I still can not believe Tom is gone
I still can not believe Tom is gone. It has been sixteen years. I miss the simple things: his soft rumbly voice, his silver and turquoise. Most of all, I miss coming home after work, my final trudge up the steps to the porch, and within seconds, the sound of his recliner slamming to upright, the running footsteps and the dog toenails across the wooden floor, the door flung open, man and dog, his wingspan, his smile, “Honey! You’re home!” He never got tired of it. If Tom had his way, he would like to be remembered as the best skier, kayaker, a Mountain Rescue Agent, and Grateful Dead fan that ever lived. He loved his pals and his Golden Retriever. He loved me.
Tom was the shy twin
Tom was a twin to a shining star brother, he was the shy twin. He told me as a little boy, he hid in the closet when a baby sitter came and stayed there until she left. “Otherwise, we were hellions, my twin, my little brother and me. My poor mother.” He laughed at the memory and shook his head. “I was a little funny. I was smart but I had a hard time concentrating.” Tom got off track as a teenager. He told me he began experimenting with recreational drugs. He signed up for the Navy to get straightened out. I still can not believe Tom is gone
Ichabod Crane
One day, I went looking for him out in his toy trailer. I found him behind motorcycles, boats, skis and camping equipment, digging though some old boxes.

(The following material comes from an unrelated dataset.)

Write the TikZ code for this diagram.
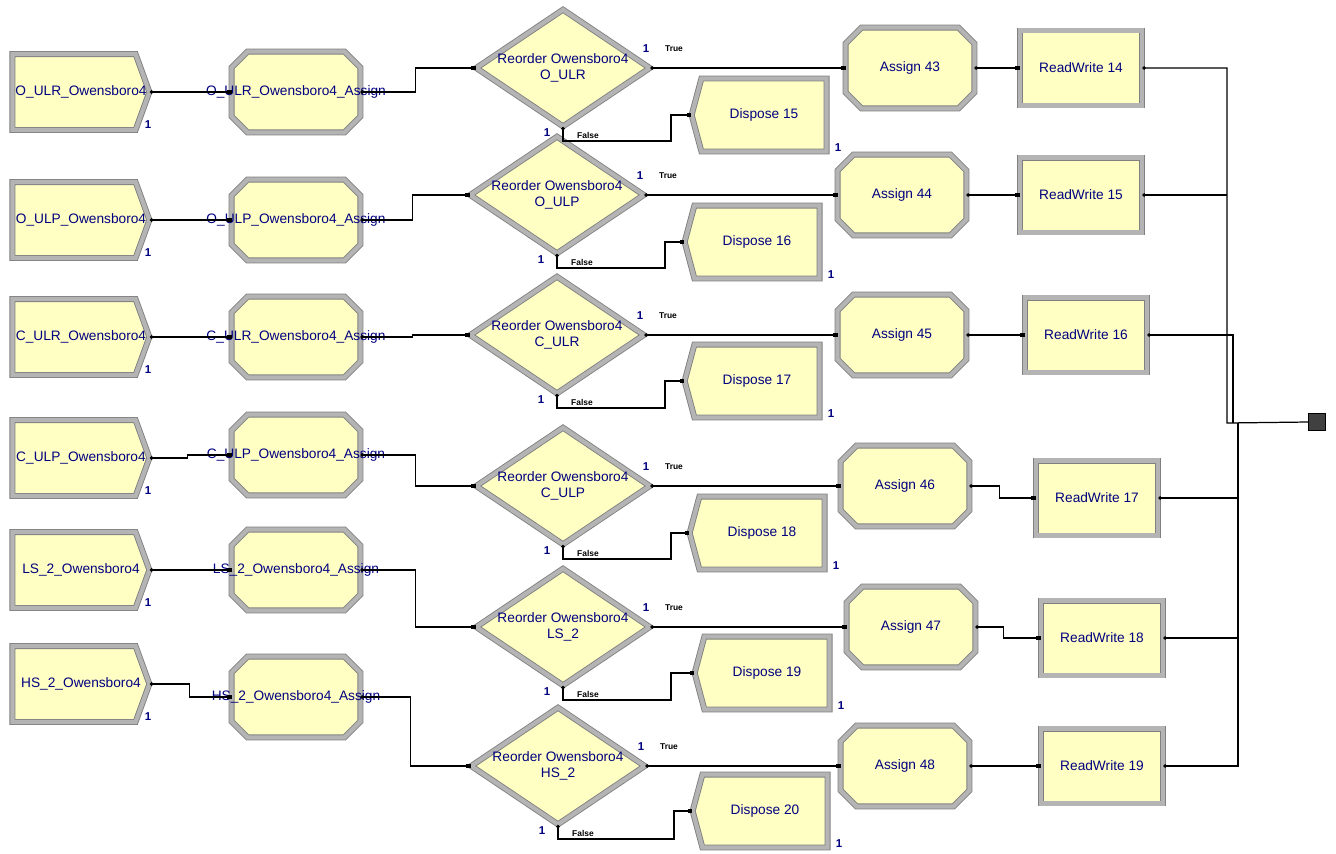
\documentclass[tikz,border=0pt]{standalone}
\usepackage{fontspec}
\setmainfont{Liberation Sans}
\usetikzlibrary{shapes.geometric,shapes.symbols,arrows.meta}

\definecolor{modfill}{RGB}{255,255,196}
\definecolor{modtext}{RGB}{0,0,128}
\definecolor{modedge}{RGB}{128,128,128}
\definecolor{modband}{RGB}{180,180,180}
\definecolor{sinkfill}{RGB}{64,64,64}
\newcommand{\wide}[1]{\makebox[0pt]{#1}}
\newcommand{\srcname}[1]{\makebox[0pt]{\hspace{0.28cm}#1}}
\newcommand{\octcut}{0.32cm}

% octagon box for the assign modules
\makeatletter
\pgfdeclareshape{octbox}{
  \inheritsavedanchors[from=rectangle]
  \inheritanchorborder[from=rectangle]
  \inheritanchor[from=rectangle]{center}
  \inheritanchor[from=rectangle]{north}
  \inheritanchor[from=rectangle]{south}
  \inheritanchor[from=rectangle]{east}
  \inheritanchor[from=rectangle]{west}
  \inheritanchor[from=rectangle]{north east}
  \inheritanchor[from=rectangle]{north west}
  \inheritanchor[from=rectangle]{south east}
  \inheritanchor[from=rectangle]{south west}
  \inheritanchor[from=rectangle]{mid}
  \inheritanchor[from=rectangle]{base}
  \backgroundpath{
    \southwest \edef\octxa{\the\pgf@x}\edef\octya{\the\pgf@y}
    \northeast \edef\octxb{\the\pgf@x}\edef\octyb{\the\pgf@y}
    \pgfpathmoveto{\pgfpoint{\octxa}{\octya+\octcut}}
    \pgfpathlineto{\pgfpoint{\octxa+\octcut}{\octya}}
    \pgfpathlineto{\pgfpoint{\octxb-\octcut}{\octya}}
    \pgfpathlineto{\pgfpoint{\octxb}{\octya+\octcut}}
    \pgfpathlineto{\pgfpoint{\octxb}{\octyb-\octcut}}
    \pgfpathlineto{\pgfpoint{\octxb-\octcut}{\octyb}}
    \pgfpathlineto{\pgfpoint{\octxa+\octcut}{\octyb}}
    \pgfpathlineto{\pgfpoint{\octxa}{\octyb-\octcut}}
    \pgfpathclose
  }
}
\makeatother

\begin{document}
\begin{tikzpicture}[x=0.02cm, y=-0.02cm, inner sep=0pt]
	\tikzstyle{module}=[draw=modedge, double=modband, double distance=2.4pt, line width=0.5pt, fill=modfill, text=modtext, font=\fontsize{7.8}{9.2}\selectfont, align=center]
	\tikzstyle{create}=[module, signal, signal to=east, signal pointer angle=140, minimum width=2.74cm, minimum height=1.52cm]
	\tikzstyle{setter}=[module, octbox, minimum width=2.56cm, minimum height=1.6cm]
	\tikzstyle{decide}=[module, diamond, minimum width=3.48cm, minimum height=2.34cm]
	\tikzstyle{dispose}=[module, signal, signal to=west, signal pointer angle=150, minimum width=2.7cm, minimum height=1.46cm]
	\tikzstyle{readwrite}=[module, rectangle, minimum width=2.44cm, minimum height=1.5cm]
	\tikzstyle{sink}=[draw=black, fill=sinkfill, line width=0.5pt, minimum size=0.34cm]
	\tikzstyle{count}=[text=modtext, font=\fontsize{6.5}{7}\bfseries\selectfont]
	\tikzstyle{branch}=[font=\fontsize{4.8}{5}\bfseries\selectfont]
	\tikzstyle{conn}=[line width=0.7pt, {Circle[length=2pt]}-{Square[length=2.4pt,width=2.4pt]}]
	\tikzstyle{wire}=[line width=0.7pt]

	\useasboundingbox (0,0) rectangle (1336,853);

	% create modules
	\node[create] (src1) at (74,92) {\srcname{O\_ULR\_Owensboro4}};
	\node[create] (src2) at (74,220) {\srcname{O\_ULP\_Owensboro4}};
	\node[create] (src3) at (74,337) {\srcname{C\_ULR\_Owensboro4}};
	\node[create] (src4) at (74,458) {\srcname{C\_ULP\_Owensboro4}};
	\node[create] (src5) at (74,570) {\srcname{LS\_2\_Owensboro4}};
	\node[create] (src6) at (74,684) {\srcname{HS\_2\_Owensboro4}};

	% assign modules
	\node[setter] (set1) at (296,92) {\wide{O\_ULR\_Owensboro4\_Assign}};
	\node[setter] (set2) at (296,220) {\wide{O\_ULP\_Owensboro4\_Assign}};
	\node[setter] (set3) at (296,337) {\wide{C\_ULR\_Owensboro4\_Assign}};
	\node[setter] (set4) at (296,455) {\wide{C\_ULP\_Owensboro4\_Assign}};
	\node[setter] (set5) at (296,570) {\wide{LS\_2\_Owensboro4\_Assign}};
	\node[setter] (set6) at (296,697) {\wide{HS\_2\_Owensboro4\_Assign}};

	% decide modules
	\node[decide] (dec1) at (563,68) {\wide{Reorder Owensboro4}\\\wide{O\_ULR}};
	\node[decide] (dec2) at (557,195) {\wide{Reorder Owensboro4}\\\wide{O\_ULP}};
	\node[decide] (dec3) at (557,335) {\wide{Reorder Owensboro4}\\\wide{C\_ULR}};
	\node[decide] (dec4) at (563,486) {\wide{Reorder Owensboro4}\\\wide{C\_ULP}};
	\node[decide] (dec5) at (563,627) {\wide{Reorder Owensboro4}\\\wide{LS\_2}};
	\node[decide] (dec6) at (558,766) {\wide{Reorder Owensboro4}\\\wide{HS\_2}};

	% dispose modules
	\node[dispose] (disp15) at (764,115) {\wide{Dispose 15}};
	\node[dispose] (disp16) at (757,242) {\wide{Dispose 16}};
	\node[dispose] (disp17) at (757,381) {\wide{Dispose 17}};
	\node[dispose] (disp18) at (762,533) {\wide{Dispose 18}};
	\node[dispose] (disp19) at (767,673) {\wide{Dispose 19}};
	\node[dispose] (disp20) at (765,811) {\wide{Dispose 20}};

	% assign and readwrite modules
	\node[setter] (asg43) at (910,68) {\wide{Assign 43}};
	\node[setter] (asg44) at (902,195) {\wide{Assign 44}};
	\node[setter] (asg45) at (902,335) {\wide{Assign 45}};
	\node[setter] (asg46) at (905,486) {\wide{Assign 46}};
	\node[setter] (asg47) at (911,627) {\wide{Assign 47}};
	\node[setter] (asg48) at (905,766) {\wide{Assign 48}};

	\node[readwrite] (rw14) at (1081,68) {\wide{ReadWrite 14}};
	\node[readwrite] (rw15) at (1081,195) {\wide{ReadWrite 15}};
	\node[readwrite] (rw16) at (1086,335) {\wide{ReadWrite 16}};
	\node[readwrite] (rw17) at (1097,498) {\wide{ReadWrite 17}};
	\node[readwrite] (rw18) at (1102,638) {\wide{ReadWrite 18}};
	\node[readwrite] (rw19) at (1102,766) {\wide{ReadWrite 19}};

	\node[sink] (sink) at (1317,422) {};
	\coordinate (busA) at (1227,423);
	\coordinate (busB) at (1233,423);
	\coordinate (busC) at (1238,423);

	% small marks
	\node[count] (src1-n) at ([shift={(74,33)}]src1.center) {1};
	\node[count] (src2-n) at ([shift={(74,33)}]src2.center) {1};
	\node[count] (src3-n) at ([shift={(74,33)}]src3.center) {1};
	\node[count] (src4-n) at ([shift={(74,33)}]src4.center) {1};
	\node[count] (src5-n) at ([shift={(74,33)}]src5.center) {1};
	\node[count] (src6-n) at ([shift={(74,33)}]src6.center) {1};

	\node[count] (dec1-t) at ([shift={(83,-19)}]dec1.center) {1};
	\node[count] (dec2-t) at ([shift={(83,-19)}]dec2.center) {1};
	\node[count] (dec3-t) at ([shift={(83,-19)}]dec3.center) {1};
	\node[count] (dec4-t) at ([shift={(83,-19)}]dec4.center) {1};
	\node[count] (dec5-t) at ([shift={(83,-19)}]dec5.center) {1};
	\node[count] (dec6-t) at ([shift={(83,-19)}]dec6.center) {1};
	\node[count] (dec1-f) at ([shift={(-16,65)}]dec1.center) {1};
	\node[count] (dec2-f) at ([shift={(-16,65)}]dec2.center) {1};
	\node[count] (dec3-f) at ([shift={(-16,65)}]dec3.center) {1};
	\node[count] (dec4-f) at ([shift={(-16,65)}]dec4.center) {1};
	\node[count] (dec5-f) at ([shift={(-16,65)}]dec5.center) {1};
	\node[count] (dec6-f) at ([shift={(-16,65)}]dec6.center) {1};

	\node[count] (disp15-n) at ([shift={(74,33)}]disp15.center) {1};
	\node[count] (disp16-n) at ([shift={(74,33)}]disp16.center) {1};
	\node[count] (disp17-n) at ([shift={(74,33)}]disp17.center) {1};
	\node[count] (disp18-n) at ([shift={(74,33)}]disp18.center) {1};
	\node[count] (disp19-n) at ([shift={(74,33)}]disp19.center) {1};
	\node[count] (disp20-n) at ([shift={(74,33)}]disp20.center) {1};

	\node[branch] (dec1-true) at ([shift={(111,-19)}]dec1.center) {True};
	\node[branch] (dec2-true) at ([shift={(111,-19)}]dec2.center) {True};
	\node[branch] (dec3-true) at ([shift={(111,-19)}]dec3.center) {True};
	\node[branch] (dec4-true) at ([shift={(111,-19)}]dec4.center) {True};
	\node[branch] (dec5-true) at ([shift={(111,-19)}]dec5.center) {True};
	\node[branch] (dec6-true) at ([shift={(111,-19)}]dec6.center) {True};
	\node[branch] (dec1-false) at ([shift={(25,67)}]dec1.center) {False};
	\node[branch] (dec2-false) at ([shift={(25,67)}]dec2.center) {False};
	\node[branch] (dec3-false) at ([shift={(25,67)}]dec3.center) {False};
	\node[branch] (dec4-false) at ([shift={(25,67)}]dec4.center) {False};
	\node[branch] (dec5-false) at ([shift={(25,67)}]dec5.center) {False};
	\node[branch] (dec6-false) at ([shift={(25,67)}]dec6.center) {False};

	% connectors
	\draw[conn] (src1.east) -- (set1.west);
	\draw[conn] (src2.east) -- (set2.west);
	\draw[conn] (src3.east) -- (set3.west);
	\draw[conn] (src4.east) -- ++(38,0) |- (set4.west);
	\draw[conn] (src5.east) -- (set5.west);
	\draw[conn] (src6.east) -- ++(40,0) |- (set6.west);

	\draw[conn] (set1.east) -- ++(55,0) |- (dec1.west);
	\draw[conn] (set2.east) -- ++(52,0) |- (dec2.west);
	\draw[conn] (set3.east) -- ++(52,0) |- (dec3.west);
	\draw[conn] (set4.east) -- ++(55,0) |- (dec4.west);
	\draw[conn] (set5.east) -- ++(55,0) |- (dec5.west);
	\draw[conn] (set6.east) -- ++(50,0) |- (dec6.west);

	\draw[conn] (dec1.east) -- (asg43.west);
	\draw[conn] (dec2.east) -- (asg44.west);
	\draw[conn] (dec3.east) -- (asg45.west);
	\draw[conn] (dec4.east) -- (asg46.west);
	\draw[conn] (dec5.east) -- (asg47.west);
	\draw[conn] (dec6.east) -- (asg48.west);

	\draw[conn] (dec1.south) |- ++(108,14) |- (disp15.west);
	\draw[conn] (dec2.south) |- ++(108,14) |- (disp16.west);
	\draw[conn] (dec3.south) |- ++(108,14) |- (disp17.west);
	\draw[conn] (dec4.south) |- ++(108,14) |- (disp18.west);
	\draw[conn] (dec5.south) |- ++(108,14) |- (disp19.west);
	\draw[conn] (dec6.south) |- ++(116,14) |- (disp20.west);

	\draw[conn] (asg43.east) -- (rw14.west);
	\draw[conn] (asg44.east) -- (rw15.west);
	\draw[conn] (asg45.east) -- (rw16.west);
	\draw[conn] (asg46.east) -- ++(30,0) |- (rw17.west);
	\draw[conn] (asg47.east) -- ++(28,0) |- (rw18.west);
	\draw[conn] (asg48.east) -- (rw19.west);

	\draw[wire, {Circle[length=2pt]}-] (rw14.east) -| (busA) -- (sink.west);
	\draw[wire, {Circle[length=2pt]}-] (rw15.east) -- (rw15.east -| busA);
	\draw[wire, {Circle[length=2pt]}-] (rw16.east) -| (busB);
	\draw[wire, {Circle[length=2pt]}-] (rw17.east) -- (rw17.east -| busC);
	\draw[wire, {Circle[length=2pt]}-] (rw18.east) -- (rw18.east -| busC);
	\draw[wire, {Circle[length=2pt]}-] (rw19.east) -| (busC);
	\draw[wire, line width=1.2pt] (busC) -- (rw19.east -| busC);
\end{tikzpicture}
\end{document}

He was chuckling and shaking his head, holding an old photo album. “Gee, I don’t know if you wanna see this, but here I am as a Navy cadet.” he shyly passed the album open to a picture of skinny young man with a sharp Adam’s apple and Coke bottle glasses. Ichabod Crane, oh sweetheart.
The Navy quickly discovered his genius with electronics and made him an engineer on an aircraft carrier. His duty was to go up in a navigation plane, equipped with an early GPS system and keep track of the fighter pilots. After the navy, he became a whiz for companies like Intel installing enormous computer systems.
In his thirties Tom swanned into a beautiful man
When Tom was in his late thirties he had laser eye surgery, ditched his thick glasses and swanned into a beautiful man. He was quick to laugh and quick to brag good-naturedly: “Enough about me, what do you think of me?” On anyone else, it would be tedious, but he was tickled with himself. People couldn’t help but like him, I couldn’t help but love him.
Tom did not die instantly in the accident. I discovered his last minutes by reading the accident report. He was shouting for help. He was worried about me: “I’m crushing her! She can’t breathe.” Was he aware of the extent of his injuries? Was he lucid in his final moments? I wish I could have comforted him. Was he afraid? Did he know he was dying? My guts tell me he would have been surprised. What? This isn’t in the plan, I have more to do!
I couldn’t bear the guilt, the shame
My family spared me the details for several months after the accident. They were right, it was almost too much to bear. But once I was in prison, I couldn’t keep the thoughts from swirling. I couldn’t bear the guilt, the shame. I walked miles of circles day after day on the prison yard until my mind went quiet. But they would start up again, always. I was haunted by images of the accident. I pictured him crushed up against me shouting for help, then the rescue with the jaws of life, and his final moments, lying on gurney, the ground? I imagined his face as he succumbed and the pose of a body no longer inhabiting his beautiful free spirit. My fault, my fault. I lived in a cage of self condemnation, my own prison.
The prison yard swirled from tears
I remember one early Summer morning at yard, six months into my sentence, I was the sole walker. Through the fences lines I could see the distant hillside turning green. At least I am alive to see it. I thought of Tom. The prison yard swirled from tears. Suddenly in a supernatural flash, I saw him. He was standing before me, in his ski clothes, staring intently, leaning his head toward mine.
“What are you doing?” His expression was a little teasing and a little impatient.
I didn’t deny this was happening. It was real. I felt him, I heard his voice. “You’re not mad at me?” I asked in my mind.
“Don’t waste a day! I wouldn’t. Be happy.”
I laughed, out loud. I felt a wave of warmth and he was gone. I could grieve now. The door of the cage was open.